All the major equity indexes closed higher Tuesday with positive NYSE and Nasdaq internals as trading volumes declined from the prior session. All closed near their intraday highs with three of the indexes posting new closing highs. 

However, our concerns regarding the market’s near-term prospects persist. Cumulative market breadth is currently neutral but has been negative for some time as fewer and fewer stocks have been participating in rallies, suggesting a weakening internal structure. 

Also, investor sentiment data (contrarian indicators) is mostly cautionary as an excess of bullish sentiment from the crowd has yet to be dampened.
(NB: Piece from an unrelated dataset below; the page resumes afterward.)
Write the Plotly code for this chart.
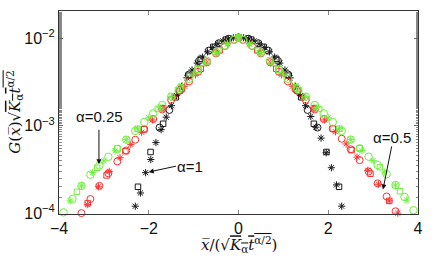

Finally, the forward valuation of the S&P 500 remains over 600 basis points above ballpark fair value. 

These three important factors continue to imply current market risk is high.

More New Closing Highs on Lighter Volume

On the charts, all the major equity indexes closed higher Tuesday with positive NYSE and Nasdaq internals.

All closed near their intraday highs with the S&P 500, Nasdaq Composite (see below) and Nasdaq 100 posting new closing highs as the Nasdaq Composite and Nasdaq 100 closed above resistance.

However, the session had no impact on the current near-term trends for the indexes. Trends remain bullish for the S&P 500, DJIA, Nasdaq Composite and Nasdaq 100 while the MidCap 400 is bearish and the Dow Jones Transports and Russell 2000 are neutral.

Chart Source: Worden

Cumulative market breadth is currently neutral for the All Exchange NYSE and Nasdaq. Yet we would note said breadth has been notably deteriorating over the past several weeks that suggests an unstable base for equities. In fact, the unweighted S&P chart has been making lower highs since April.

No new stochastic signals were generated.

Investor Sentiment Continues to Caution

The data remain mixed.

The 1-Day McClellan Overbought/Oversold Oscillators are still neutral (All Exchange: -1.17 NYSE: +3.36 Nasdaq: -2.62).

The percentage of S&P 500 issues trading above their 50-day moving averages (contrarian indicator) rose to 44% staying neutral.

Of note, the detrended Rydex Ratio (contrarian indicator) remains bearish at 1.03.

The detrended Rydex Ratio is 1.03% (bearish)

Thus, two of the three sentiment indicators are still cautionary with this week’s AAII Bear/Bull Ratio (contrarian indicator) unchanged at a neutral 0.69, as the Investors Intelligence Bear/Bull Ratio (contrary indicator) stayed bearish at 17.6/60.3 as bulls continue outweighed bears by a wide margin.

The Open Insider Buy/Sell Ratio remains neutral at 41.5.

Leveraged ETF sentiment is 5.1 remaining neutral.

S&P Multiple Rises

The 12-month consensus earnings estimate for the S&P 500 from Bloomberg is unchanged at $253.30 per share, lifting its forward P/E multiple to 21.7x and well above the “rule of 20” ballpark fair value at 15.5x. It remains an important concern for us as a 600-basis point premium is significant.

The S&P's earnings yield is 4.6%.

The 10-Year Treasury yield dipped to 4.44%. Support is 4.28% and resistance is at 4.51%. Its near-term trend is bearish.

The U.S. dollar, via the UUP ETF, closed lower at $29.10. Its trend remains bullish. Support is $28.89 and $29.23 is resistance.

Bottom Line

We continue to honor sell signals on individual names while being very selective on the buy side and occasionally shorting names with “nosebleed” multiples and charts that are rolling over.